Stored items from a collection

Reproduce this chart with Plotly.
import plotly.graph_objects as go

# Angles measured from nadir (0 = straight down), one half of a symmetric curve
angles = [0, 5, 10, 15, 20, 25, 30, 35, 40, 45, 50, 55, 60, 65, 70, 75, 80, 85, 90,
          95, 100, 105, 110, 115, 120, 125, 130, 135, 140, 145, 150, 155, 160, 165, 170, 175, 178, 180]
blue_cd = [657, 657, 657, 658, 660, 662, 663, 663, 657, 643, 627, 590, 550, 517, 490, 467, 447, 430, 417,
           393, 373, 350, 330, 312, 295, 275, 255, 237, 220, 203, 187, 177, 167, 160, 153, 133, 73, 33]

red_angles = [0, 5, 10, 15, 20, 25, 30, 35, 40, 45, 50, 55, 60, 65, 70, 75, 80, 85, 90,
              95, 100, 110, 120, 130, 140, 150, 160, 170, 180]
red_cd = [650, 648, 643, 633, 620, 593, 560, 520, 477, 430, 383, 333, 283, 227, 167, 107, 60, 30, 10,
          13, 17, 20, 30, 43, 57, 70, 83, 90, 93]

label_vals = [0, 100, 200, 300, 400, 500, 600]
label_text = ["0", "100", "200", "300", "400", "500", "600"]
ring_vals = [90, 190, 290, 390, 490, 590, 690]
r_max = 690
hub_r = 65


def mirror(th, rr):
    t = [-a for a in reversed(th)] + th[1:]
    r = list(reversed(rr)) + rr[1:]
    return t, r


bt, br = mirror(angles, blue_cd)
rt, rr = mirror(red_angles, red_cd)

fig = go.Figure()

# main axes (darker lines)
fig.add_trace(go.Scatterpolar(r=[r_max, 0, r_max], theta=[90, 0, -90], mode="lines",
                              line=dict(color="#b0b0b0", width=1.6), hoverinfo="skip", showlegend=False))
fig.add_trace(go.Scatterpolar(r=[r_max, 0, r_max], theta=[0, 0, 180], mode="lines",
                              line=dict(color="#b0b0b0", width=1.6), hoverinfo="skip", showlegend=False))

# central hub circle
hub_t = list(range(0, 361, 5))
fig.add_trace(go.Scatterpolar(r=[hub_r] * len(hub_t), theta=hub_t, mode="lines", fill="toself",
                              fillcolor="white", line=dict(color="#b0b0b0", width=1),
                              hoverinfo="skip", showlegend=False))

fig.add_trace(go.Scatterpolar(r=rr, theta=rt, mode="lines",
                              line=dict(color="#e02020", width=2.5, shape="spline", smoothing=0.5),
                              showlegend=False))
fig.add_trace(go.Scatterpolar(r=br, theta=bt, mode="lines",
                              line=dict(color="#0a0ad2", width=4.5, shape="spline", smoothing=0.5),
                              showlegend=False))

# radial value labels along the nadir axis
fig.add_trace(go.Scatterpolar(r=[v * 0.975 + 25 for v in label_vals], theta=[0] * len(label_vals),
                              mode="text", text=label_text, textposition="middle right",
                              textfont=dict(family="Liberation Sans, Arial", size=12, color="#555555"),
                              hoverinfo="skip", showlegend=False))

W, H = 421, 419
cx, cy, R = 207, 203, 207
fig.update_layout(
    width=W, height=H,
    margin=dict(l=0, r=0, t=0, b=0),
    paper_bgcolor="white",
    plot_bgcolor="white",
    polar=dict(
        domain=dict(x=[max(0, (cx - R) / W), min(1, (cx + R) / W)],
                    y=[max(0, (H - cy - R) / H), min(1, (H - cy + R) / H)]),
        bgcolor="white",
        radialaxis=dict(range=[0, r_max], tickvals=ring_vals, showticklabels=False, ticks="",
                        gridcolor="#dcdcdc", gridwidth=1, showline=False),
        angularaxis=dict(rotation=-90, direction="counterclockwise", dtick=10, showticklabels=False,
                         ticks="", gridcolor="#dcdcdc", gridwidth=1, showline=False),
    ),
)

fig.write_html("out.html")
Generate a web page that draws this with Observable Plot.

• Exercise details
Print the listing above from its first line through the line with "13, 17, 20, 30, 43, 57, 70, 83, 90, 93]", and stop there.

• Exercise response
Reproduce this chart with Plotly.
import plotly.graph_objects as go

# Angles measured from nadir (0 = straight down), one half of a symmetric curve
angles = [0, 5, 10, 15, 20, 25, 30, 35, 40, 45, 50, 55, 60, 65, 70, 75, 80, 85, 90,
          95, 100, 105, 110, 115, 120, 125, 130, 135, 140, 145, 150, 155, 160, 165, 170, 175, 178, 180]
blue_cd = [657, 657, 657, 658, 660, 662, 663, 663, 657, 643, 627, 590, 550, 517, 490, 467, 447, 430, 417,
           393, 373, 350, 330, 312, 295, 275, 255, 237, 220, 203, 187, 177, 167, 160, 153, 133, 73, 33]

red_angles = [0, 5, 10, 15, 20, 25, 30, 35, 40, 45, 50, 55, 60, 65, 70, 75, 80, 85, 90,
              95, 100, 110, 120, 130, 140, 150, 160, 170, 180]
red_cd = [650, 648, 643, 633, 620, 593, 560, 520, 477, 430, 383, 333, 283, 227, 167, 107, 60, 30, 10,
          13, 17, 20, 30, 43, 57, 70, 83, 90, 93]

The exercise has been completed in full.